*Do this*: Carry none of the pictures over; write out the complete data exactly.

··· Dataset content ···

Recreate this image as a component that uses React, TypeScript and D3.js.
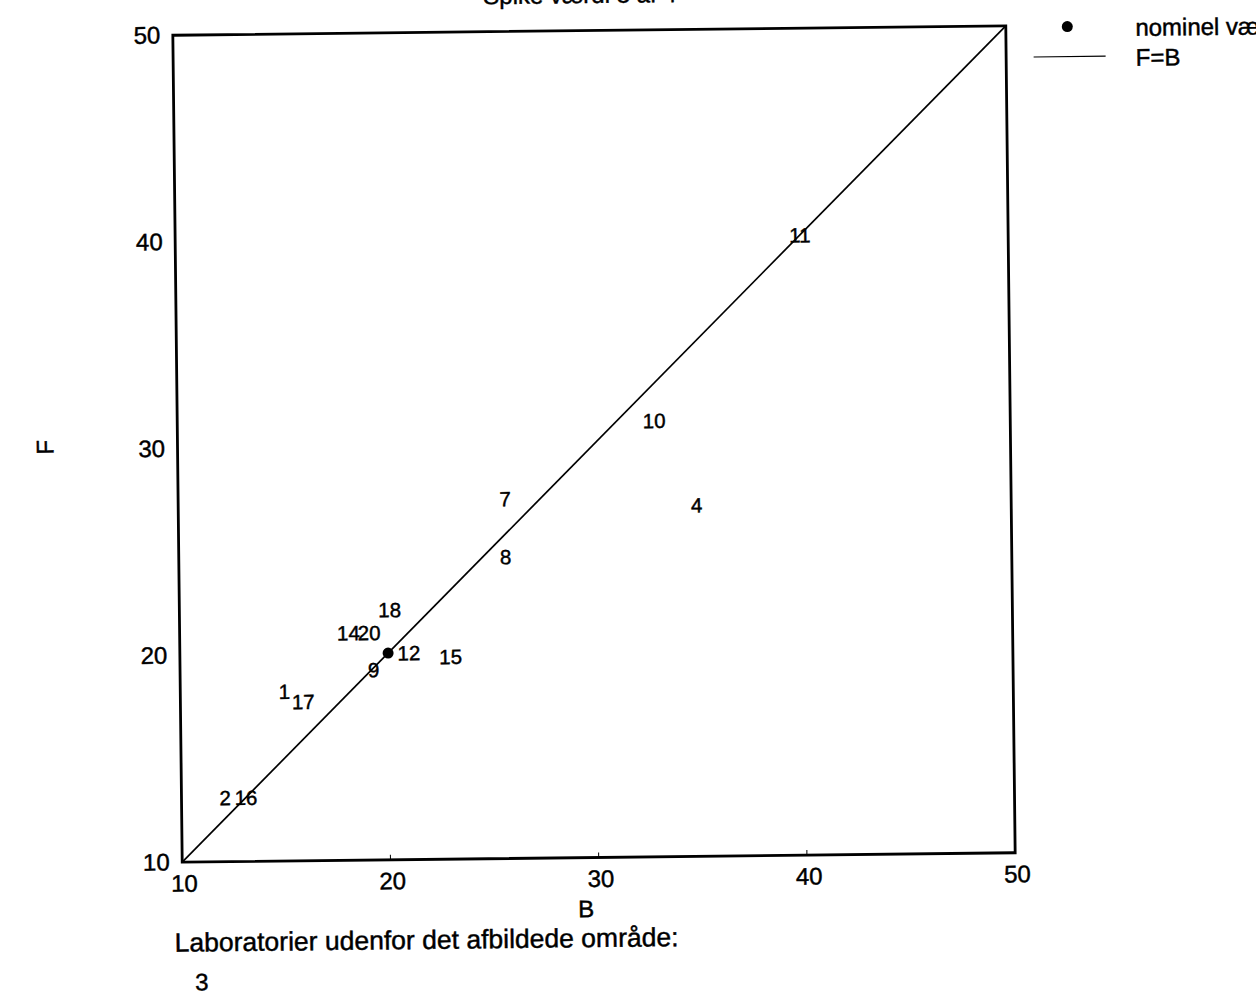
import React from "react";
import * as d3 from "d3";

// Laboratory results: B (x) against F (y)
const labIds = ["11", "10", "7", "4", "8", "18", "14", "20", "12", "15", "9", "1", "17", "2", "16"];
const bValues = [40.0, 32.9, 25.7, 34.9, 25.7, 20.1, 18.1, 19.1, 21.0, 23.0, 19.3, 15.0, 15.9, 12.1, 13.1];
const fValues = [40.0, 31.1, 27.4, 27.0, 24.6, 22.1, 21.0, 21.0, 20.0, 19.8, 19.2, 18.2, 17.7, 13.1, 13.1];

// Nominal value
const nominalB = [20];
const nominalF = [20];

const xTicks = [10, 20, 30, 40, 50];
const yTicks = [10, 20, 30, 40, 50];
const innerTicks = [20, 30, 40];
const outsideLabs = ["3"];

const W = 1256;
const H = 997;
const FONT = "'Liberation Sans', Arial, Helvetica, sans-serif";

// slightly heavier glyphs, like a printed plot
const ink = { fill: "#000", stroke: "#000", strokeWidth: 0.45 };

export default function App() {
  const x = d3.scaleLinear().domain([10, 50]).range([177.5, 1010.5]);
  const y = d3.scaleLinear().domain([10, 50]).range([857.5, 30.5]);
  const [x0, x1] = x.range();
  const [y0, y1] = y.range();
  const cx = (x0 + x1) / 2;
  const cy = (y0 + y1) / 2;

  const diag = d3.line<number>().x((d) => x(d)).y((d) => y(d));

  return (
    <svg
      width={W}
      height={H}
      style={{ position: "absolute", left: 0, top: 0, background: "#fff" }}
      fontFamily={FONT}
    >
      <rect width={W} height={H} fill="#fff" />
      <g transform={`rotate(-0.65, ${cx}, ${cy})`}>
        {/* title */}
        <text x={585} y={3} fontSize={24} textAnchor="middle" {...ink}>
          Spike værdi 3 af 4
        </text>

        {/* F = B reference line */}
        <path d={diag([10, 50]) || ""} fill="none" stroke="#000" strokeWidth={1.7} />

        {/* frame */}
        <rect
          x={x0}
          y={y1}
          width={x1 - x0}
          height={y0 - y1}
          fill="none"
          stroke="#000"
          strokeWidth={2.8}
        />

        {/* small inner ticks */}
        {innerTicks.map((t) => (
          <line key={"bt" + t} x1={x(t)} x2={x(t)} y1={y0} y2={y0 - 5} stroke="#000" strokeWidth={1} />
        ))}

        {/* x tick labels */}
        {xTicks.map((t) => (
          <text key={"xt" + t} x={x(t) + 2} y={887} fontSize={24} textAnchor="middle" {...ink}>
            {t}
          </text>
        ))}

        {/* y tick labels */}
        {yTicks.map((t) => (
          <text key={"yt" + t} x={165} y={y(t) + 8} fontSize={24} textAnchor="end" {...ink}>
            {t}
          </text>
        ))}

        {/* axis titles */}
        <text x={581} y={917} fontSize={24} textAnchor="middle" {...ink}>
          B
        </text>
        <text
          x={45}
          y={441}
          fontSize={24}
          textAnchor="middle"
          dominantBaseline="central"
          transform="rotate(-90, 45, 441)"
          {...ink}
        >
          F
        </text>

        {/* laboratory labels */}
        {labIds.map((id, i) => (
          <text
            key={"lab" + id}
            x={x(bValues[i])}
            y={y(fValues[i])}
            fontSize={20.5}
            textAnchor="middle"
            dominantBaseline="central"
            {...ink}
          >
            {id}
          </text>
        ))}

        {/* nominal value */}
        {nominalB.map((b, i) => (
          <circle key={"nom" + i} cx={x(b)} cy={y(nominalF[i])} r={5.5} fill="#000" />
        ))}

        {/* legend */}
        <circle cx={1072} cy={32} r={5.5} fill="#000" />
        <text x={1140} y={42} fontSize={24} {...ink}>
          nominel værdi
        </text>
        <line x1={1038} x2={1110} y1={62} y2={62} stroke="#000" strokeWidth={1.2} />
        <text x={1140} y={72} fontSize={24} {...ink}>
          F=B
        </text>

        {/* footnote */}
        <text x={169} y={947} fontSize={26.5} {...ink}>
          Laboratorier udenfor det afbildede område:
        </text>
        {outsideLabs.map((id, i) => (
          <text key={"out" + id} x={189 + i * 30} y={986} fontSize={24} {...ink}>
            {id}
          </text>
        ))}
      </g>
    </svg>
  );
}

···

*The result*:
Recreate this image as a component that uses React, TypeScript and D3.js.
import React from "react";
import * as d3 from "d3";

// Laboratory results: B (x) against F (y)
const labIds = ["11", "10", "7", "4", "8", "18", "14", "20", "12", "15", "9", "1", "17", "2", "16"];
const bValues = [40.0, 32.9, 25.7, 34.9, 25.7, 20.1, 18.1, 19.1, 21.0, 23.0, 19.3, 15.0, 15.9, 12.1, 13.1];
const fValues = [40.0, 31.1, 27.4, 27.0, 24.6, 22.1, 21.0, 21.0, 20.0, 19.8, 19.2, 18.2, 17.7, 13.1, 13.1];

// Nominal value
const nominalB = [20];
const nominalF = [20];

const xTicks = [10, 20, 30, 40, 50];
const yTicks = [10, 20, 30, 40, 50];
const innerTicks = [20, 30, 40];
const outsideLabs = ["3"];

const W = 1256;
const H = 997;
const FONT = "'Liberation Sans', Arial, Helvetica, sans-serif";

// slightly heavier glyphs, like a printed plot
const ink = { fill: "#000", stroke: "#000", strokeWidth: 0.45 };

export default function App() {
  const x = d3.scaleLinear().domain([10, 50]).range([177.5, 1010.5]);
  const y = d3.scaleLinear().domain([10, 50]).range([857.5, 30.5]);
  const [x0, x1] = x.range();
  const [y0, y1] = y.range();
  const cx = (x0 + x1) / 2;
  const cy = (y0 + y1) / 2;

  const diag = d3.line<number>().x((d) => x(d)).y((d) => y(d));

  return (
    <svg
      width={W}
      height={H}
      style={{ position: "absolute", left: 0, top: 0, background: "#fff" }}
      fontFamily={FONT}
    >
      <rect width={W} height={H} fill="#fff" />
      <g transform={`rotate(-0.65, ${cx}, ${cy})`}>
        {/* title */}
        <text x={585} y={3} fontSize={24} textAnchor="middle" {...ink}>
          Spike værdi 3 af 4
        </text>

        {/* F = B reference line */}
        <path d={diag([10, 50]) || ""} fill="none" stroke="#000" strokeWidth={1.7} />

        {/* frame */}
        <rect
          x={x0}
          y={y1}
          width={x1 - x0}
          height={y0 - y1}
          fill="none"
          stroke="#000"
          strokeWidth={2.8}
        />

        {/* small inner ticks */}
        {innerTicks.map((t) => (
          <line key={"bt" + t} x1={x(t)} x2={x(t)} y1={y0} y2={y0 - 5} stroke="#000" strokeWidth={1} />
        ))}

        {/* x tick labels */}
        {xTicks.map((t) => (
          <text key={"xt" + t} x={x(t) + 2} y={887} fontSize={24} textAnchor="middle" {...ink}>
            {t}
          </text>
        ))}

        {/* y tick labels */}
        {yTicks.map((t) => (
          <text key={"yt" + t} x={165} y={y(t) + 8} fontSize={24} textAnchor="end" {...ink}>
            {t}
          </text>
        ))}

        {/* axis titles */}
        <text x={581} y={917} fontSize={24} textAnchor="middle" {...ink}>
          B
        </text>
        <text
          x={45}
          y={441}
          fontSize={24}
          textAnchor="middle"
          dominantBaseline="central"
          transform="rotate(-90, 45, 441)"
          {...ink}
        >
          F
        </text>

        {/* laboratory labels */}
        {labIds.map((id, i) => (
          <text
            key={"lab" + id}
            x={x(bValues[i])}
            y={y(fValues[i])}
            fontSize={20.5}
            textAnchor="middle"
            dominantBaseline="central"
            {...ink}
          >
            {id}
          </text>
        ))}

        {/* nominal value */}
        {nominalB.map((b, i) => (
          <circle key={"nom" + i} cx={x(b)} cy={y(nominalF[i])} r={5.5} fill="#000" />
        ))}

        {/* legend */}
        <circle cx={1072} cy={32} r={5.5} fill="#000" />
        <text x={1140} y={42} fontSize={24} {...ink}>
          nominel værdi
        </text>
        <line x1={1038} x2={1110} y1={62} y2={62} stroke="#000" strokeWidth={1.2} />
        <text x={1140} y={72} fontSize={24} {...ink}>
          F=B
        </text>

        {/* footnote */}
        <text x={169} y={947} fontSize={26.5} {...ink}>
          Laboratorier udenfor det afbildede område:
        </text>
        {outsideLabs.map((id, i) => (
          <text key={"out" + id} x={189 + i * 30} y={986} fontSize={24} {...ink}>
            {id}
          </text>
        ))}
      </g>
    </svg>
  );
}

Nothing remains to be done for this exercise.